Les alternatives 3 et 4 sont de nature psychologique, ce qui les rend plus difficiles à évaluer. L’incertitude persistante entourant la politique tarifaire entraînera-t-elle une crise de confiance parmi les entrepreneurs et/ou les consommateurs ? Les entreprises cesseront-elles d’investir ? Les consommateurs réduiront-ils leurs dépenses, asséchant ainsi la demande ? C’est possible, c’est le scénario le plus crédible.
Cependant, la psychologie ne s’est pas encore traduite par des comportements concrets. Jusqu’à présent, nous n’avons pas observé les signes habituels d’un ralentissement. Au contraire, les signaux de croissance se sont renforcés au cours des deux derniers mois. La plupart des prévisions minimisent désormais la possibilité d’une récession au cours des 12 prochains mois.
Inquiétudes liées aux droits de douane
Les craintes liées aux droits de douane sont bien réelles. Tout au long du printemps, et maintenant à l’approche de l’été, les cycles de prise de risque/aversion au risque sur les marchés financiers ont suivi le rythme des annonces de Washington en matière de politique commerciale (imposition/suppression de droits de douane).
La perspective d’un nouveau protectionnisme américain, tel qu’on n’en a pas vu depuis un siècle, a créé des incertitudes importantes et multidimensionnelles. La hausse des droits de douane entraînera-t-elle une inflation ? Va-t-elle empoisonner le marché des bons du Trésor et aggraver le déficit ? Va-t-elle provoquer une guerre commerciale avec l’Europe et affaiblir l’alliance atlantique ?
Le temps a apaisé certaines de ces inquiétudes. L’inflation est en baisse. Les marchés obligataires se sont calmés. Le VIX est inférieur de 20 % à sa moyenne à long terme. Et l’Europe semble engagée dans une démarche constructive. Du moins pour l’instant.

Néanmoins, alors que nous dépassons la date limite initiale du 9 juillet pour la fin de la « pause » de 90 jours sur les nouveaux droits de douane (désormais prolongée jusqu’au 1er août), la question la plus importante est de nouveau sur la table : la hausse des droits de douane entraînera-t-elle une récession ?
Avril a été le mois le plus dur
Au début, cela semblait être le cas.
Le « jour de la Libération » (2 avril) a semé la panique parmi les prévisionnistes.
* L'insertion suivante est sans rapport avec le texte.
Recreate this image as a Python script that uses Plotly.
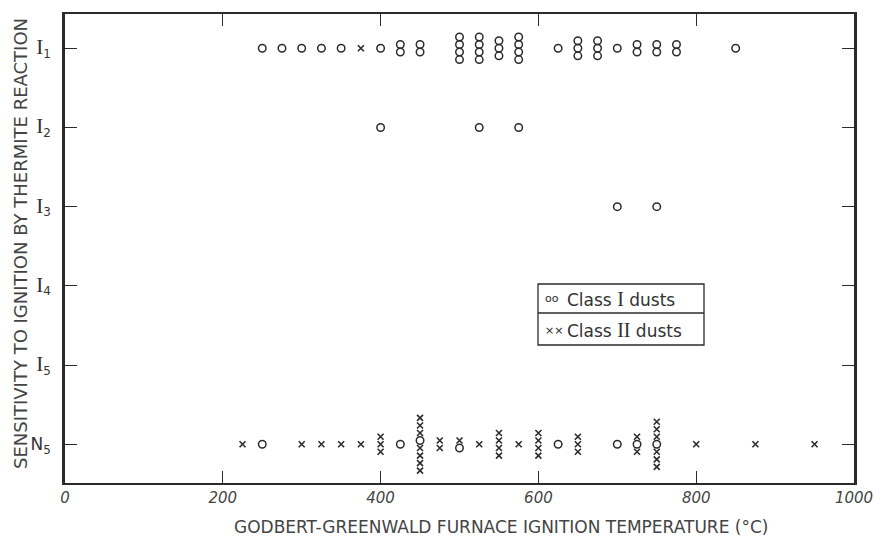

Deux semaines plus tard, le Wall Street Journal Street a interrogé 64 économistes de renom. Leur estimation de la probabilité d’une récession est passée de 21 % en janvier à 46 % à la mi-avril.

Même si les critères techniques d’une récession ne sont pas remplis, la plupart des prévisions tablent sur un ralentissement significatif induit par les droits de douane.
Les économistes interrogés par Bloomberg s’attendent à une croissance du PIB réel de 1,4 % cette année [contre 2,8 % en 2024]. Le Peterson Institute for International Economics prévoit une croissance annuelle moyenne de seulement 0,1 % pour l’année.
Torsten Sløk, économiste en chef chez Apollo, en était convaincu : « Les droits de douane ont été mis en œuvre de manière inefficace, et il y a désormais 90 % de chances que l’on assiste à ce que l’on peut appeler une récession due à une réinitialisation volontaire des échanges commerciaux. »
Le sondage Big Money réalisé par Barron’s auprès des principaux gestionnaires de fonds a révélé que 43 % des personnes interrogées citaient la « récession » ou le « ralentissement » comme le plus grand risque pour les six prochains mois, contre seulement 11 % pour « l’inflation ».
Le modèle macroéconomique de la Réserve fédérale d’Atlanta, GDPNow, un modèle « en temps réel » de la croissance économique, a immédiatement revu à la baisse ses prévisions de croissance du PIB pour le deuxième trimestre, passant de 2,5 % à 1 %. Selon le consensus des économistes de premier plan interrogés par Blue Chip Economic Indicators, la croissance devrait être inférieure à 1 %, et nombreux sont ceux qui s’attendent à une contraction pure et simple de l’économie, c’est-à-dire à une récession.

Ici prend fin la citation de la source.